Dataset excerpt
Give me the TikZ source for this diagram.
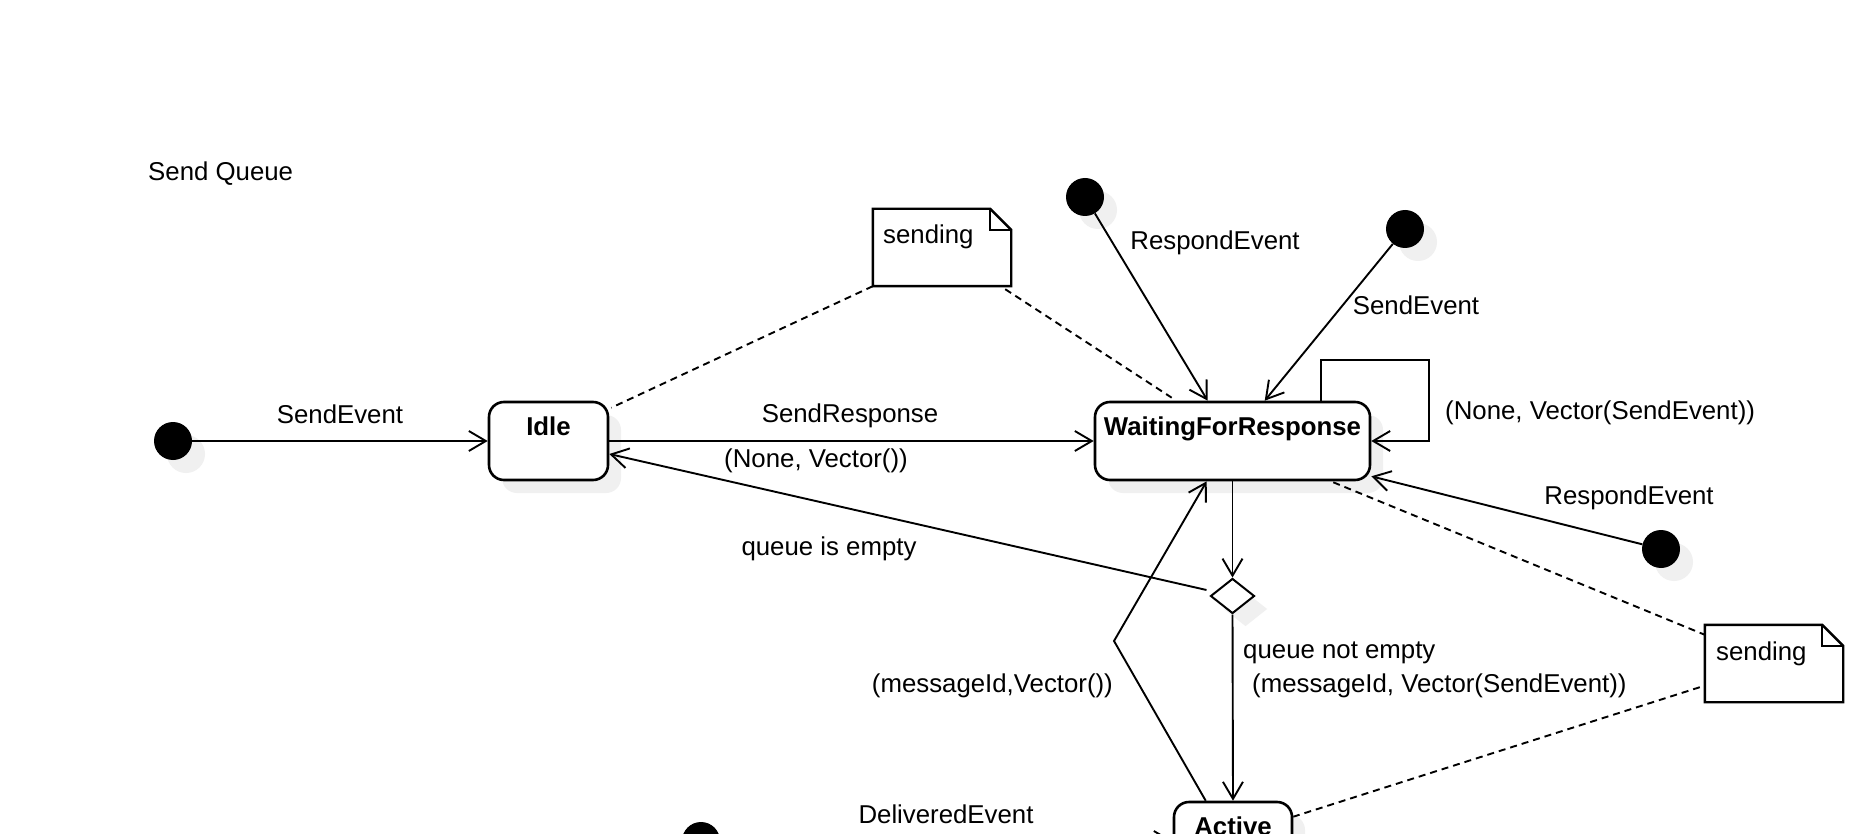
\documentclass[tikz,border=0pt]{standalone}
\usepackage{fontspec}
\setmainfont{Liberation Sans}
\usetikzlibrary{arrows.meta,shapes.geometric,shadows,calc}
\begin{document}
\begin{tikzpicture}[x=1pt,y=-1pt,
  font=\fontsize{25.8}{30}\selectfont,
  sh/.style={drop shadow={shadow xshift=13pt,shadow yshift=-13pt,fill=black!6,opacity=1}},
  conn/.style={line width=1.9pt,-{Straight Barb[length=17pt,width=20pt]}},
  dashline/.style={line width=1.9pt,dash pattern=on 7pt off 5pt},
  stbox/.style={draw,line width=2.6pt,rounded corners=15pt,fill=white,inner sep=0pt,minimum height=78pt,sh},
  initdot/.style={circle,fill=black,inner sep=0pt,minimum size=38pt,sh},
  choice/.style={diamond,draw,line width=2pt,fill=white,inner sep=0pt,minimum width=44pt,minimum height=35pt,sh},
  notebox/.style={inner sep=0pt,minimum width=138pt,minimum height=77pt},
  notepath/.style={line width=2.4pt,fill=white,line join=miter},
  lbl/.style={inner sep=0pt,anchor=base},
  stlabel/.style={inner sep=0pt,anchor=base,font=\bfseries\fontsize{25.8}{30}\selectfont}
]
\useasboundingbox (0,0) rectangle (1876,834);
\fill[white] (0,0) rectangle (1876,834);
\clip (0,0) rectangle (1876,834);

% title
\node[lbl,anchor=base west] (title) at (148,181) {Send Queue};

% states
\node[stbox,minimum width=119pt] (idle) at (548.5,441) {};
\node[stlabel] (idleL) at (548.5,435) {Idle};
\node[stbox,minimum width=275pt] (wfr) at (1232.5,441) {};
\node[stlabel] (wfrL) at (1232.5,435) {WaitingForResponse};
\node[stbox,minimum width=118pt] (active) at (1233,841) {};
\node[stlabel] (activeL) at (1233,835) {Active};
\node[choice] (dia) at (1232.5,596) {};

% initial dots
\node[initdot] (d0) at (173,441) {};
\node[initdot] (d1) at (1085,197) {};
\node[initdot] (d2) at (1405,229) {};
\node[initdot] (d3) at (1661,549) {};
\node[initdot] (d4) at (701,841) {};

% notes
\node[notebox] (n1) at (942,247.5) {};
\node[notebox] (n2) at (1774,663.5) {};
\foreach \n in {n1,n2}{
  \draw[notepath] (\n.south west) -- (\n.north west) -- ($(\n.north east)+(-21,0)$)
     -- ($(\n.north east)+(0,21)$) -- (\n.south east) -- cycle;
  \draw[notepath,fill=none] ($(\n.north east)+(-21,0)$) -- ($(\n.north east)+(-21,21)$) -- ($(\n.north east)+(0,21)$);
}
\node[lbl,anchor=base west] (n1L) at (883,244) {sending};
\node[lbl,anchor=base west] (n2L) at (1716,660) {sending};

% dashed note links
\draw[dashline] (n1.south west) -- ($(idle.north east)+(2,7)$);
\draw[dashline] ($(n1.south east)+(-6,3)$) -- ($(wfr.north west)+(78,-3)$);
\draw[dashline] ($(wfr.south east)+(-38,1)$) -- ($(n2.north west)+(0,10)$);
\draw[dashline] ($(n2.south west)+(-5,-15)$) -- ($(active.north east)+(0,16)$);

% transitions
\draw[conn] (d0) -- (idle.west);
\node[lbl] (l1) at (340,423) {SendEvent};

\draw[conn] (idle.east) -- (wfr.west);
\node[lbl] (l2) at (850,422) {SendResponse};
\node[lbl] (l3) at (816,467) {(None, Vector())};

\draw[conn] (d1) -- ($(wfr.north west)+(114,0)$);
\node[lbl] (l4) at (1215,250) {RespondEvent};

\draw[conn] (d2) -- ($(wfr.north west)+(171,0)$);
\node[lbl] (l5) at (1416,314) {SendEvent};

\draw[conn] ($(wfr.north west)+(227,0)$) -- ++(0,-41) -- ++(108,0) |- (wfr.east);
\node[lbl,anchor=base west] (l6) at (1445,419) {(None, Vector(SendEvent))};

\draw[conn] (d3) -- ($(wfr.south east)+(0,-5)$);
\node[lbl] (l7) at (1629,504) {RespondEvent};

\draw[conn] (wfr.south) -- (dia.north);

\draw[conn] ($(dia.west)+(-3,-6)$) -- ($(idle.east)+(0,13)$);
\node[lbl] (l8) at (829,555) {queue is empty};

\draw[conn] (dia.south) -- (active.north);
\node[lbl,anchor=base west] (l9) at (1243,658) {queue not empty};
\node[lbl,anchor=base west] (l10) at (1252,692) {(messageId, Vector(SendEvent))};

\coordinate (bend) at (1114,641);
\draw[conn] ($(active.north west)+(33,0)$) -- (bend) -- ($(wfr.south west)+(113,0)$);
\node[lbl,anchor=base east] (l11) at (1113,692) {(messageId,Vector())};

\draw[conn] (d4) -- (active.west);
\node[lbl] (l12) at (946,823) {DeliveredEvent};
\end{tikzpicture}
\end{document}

Job
Repeat the data exactly, excluding the pictures.

Response to the task
Give me the TikZ source for this diagram.
\documentclass[tikz,border=0pt]{standalone}
\usepackage{fontspec}
\setmainfont{Liberation Sans}
\usetikzlibrary{arrows.meta,shapes.geometric,shadows,calc}
\begin{document}
\begin{tikzpicture}[x=1pt,y=-1pt,
  font=\fontsize{25.8}{30}\selectfont,
  sh/.style={drop shadow={shadow xshift=13pt,shadow yshift=-13pt,fill=black!6,opacity=1}},
  conn/.style={line width=1.9pt,-{Straight Barb[length=17pt,width=20pt]}},
  dashline/.style={line width=1.9pt,dash pattern=on 7pt off 5pt},
  stbox/.style={draw,line width=2.6pt,rounded corners=15pt,fill=white,inner sep=0pt,minimum height=78pt,sh},
  initdot/.style={circle,fill=black,inner sep=0pt,minimum size=38pt,sh},
  choice/.style={diamond,draw,line width=2pt,fill=white,inner sep=0pt,minimum width=44pt,minimum height=35pt,sh},
  notebox/.style={inner sep=0pt,minimum width=138pt,minimum height=77pt},
  notepath/.style={line width=2.4pt,fill=white,line join=miter},
  lbl/.style={inner sep=0pt,anchor=base},
  stlabel/.style={inner sep=0pt,anchor=base,font=\bfseries\fontsize{25.8}{30}\selectfont}
]
\useasboundingbox (0,0) rectangle (1876,834);
\fill[white] (0,0) rectangle (1876,834);
\clip (0,0) rectangle (1876,834);

% title
\node[lbl,anchor=base west] (title) at (148,181) {Send Queue};

% states
\node[stbox,minimum width=119pt] (idle) at (548.5,441) {};
\node[stlabel] (idleL) at (548.5,435) {Idle};
\node[stbox,minimum width=275pt] (wfr) at (1232.5,441) {};
\node[stlabel] (wfrL) at (1232.5,435) {WaitingForResponse};
\node[stbox,minimum width=118pt] (active) at (1233,841) {};
\node[stlabel] (activeL) at (1233,835) {Active};
\node[choice] (dia) at (1232.5,596) {};

% initial dots
\node[initdot] (d0) at (173,441) {};
\node[initdot] (d1) at (1085,197) {};
\node[initdot] (d2) at (1405,229) {};
\node[initdot] (d3) at (1661,549) {};
\node[initdot] (d4) at (701,841) {};

% notes
\node[notebox] (n1) at (942,247.5) {};
\node[notebox] (n2) at (1774,663.5) {};
\foreach \n in {n1,n2}{
  \draw[notepath] (\n.south west) -- (\n.north west) -- ($(\n.north east)+(-21,0)$)
     -- ($(\n.north east)+(0,21)$) -- (\n.south east) -- cycle;
  \draw[notepath,fill=none] ($(\n.north east)+(-21,0)$) -- ($(\n.north east)+(-21,21)$) -- ($(\n.north east)+(0,21)$);
}
\node[lbl,anchor=base west] (n1L) at (883,244) {sending};
\node[lbl,anchor=base west] (n2L) at (1716,660) {sending};

% dashed note links
\draw[dashline] (n1.south west) -- ($(idle.north east)+(2,7)$);
\draw[dashline] ($(n1.south east)+(-6,3)$) -- ($(wfr.north west)+(78,-3)$);
\draw[dashline] ($(wfr.south east)+(-38,1)$) -- ($(n2.north west)+(0,10)$);
\draw[dashline] ($(n2.south west)+(-5,-15)$) -- ($(active.north east)+(0,16)$);

% transitions
\draw[conn] (d0) -- (idle.west);
\node[lbl] (l1) at (340,423) {SendEvent};

\draw[conn] (idle.east) -- (wfr.west);
\node[lbl] (l2) at (850,422) {SendResponse};
\node[lbl] (l3) at (816,467) {(None, Vector())};

\draw[conn] (d1) -- ($(wfr.north west)+(114,0)$);
\node[lbl] (l4) at (1215,250) {RespondEvent};

\draw[conn] (d2) -- ($(wfr.north west)+(171,0)$);
\node[lbl] (l5) at (1416,314) {SendEvent};

\draw[conn] ($(wfr.north west)+(227,0)$) -- ++(0,-41) -- ++(108,0) |- (wfr.east);
\node[lbl,anchor=base west] (l6) at (1445,419) {(None, Vector(SendEvent))};

\draw[conn] (d3) -- ($(wfr.south east)+(0,-5)$);
\node[lbl] (l7) at (1629,504) {RespondEvent};

\draw[conn] (wfr.south) -- (dia.north);

\draw[conn] ($(dia.west)+(-3,-6)$) -- ($(idle.east)+(0,13)$);
\node[lbl] (l8) at (829,555) {queue is empty};

\draw[conn] (dia.south) -- (active.north);
\node[lbl,anchor=base west] (l9) at (1243,658) {queue not empty};
\node[lbl,anchor=base west] (l10) at (1252,692) {(messageId, Vector(SendEvent))};

\coordinate (bend) at (1114,641);
\draw[conn] ($(active.north west)+(33,0)$) -- (bend) -- ($(wfr.south west)+(113,0)$);
\node[lbl,anchor=base east] (l11) at (1113,692) {(messageId,Vector())};

\draw[conn] (d4) -- (active.west);
\node[lbl] (l12) at (946,823) {DeliveredEvent};
\end{tikzpicture}
\end{document}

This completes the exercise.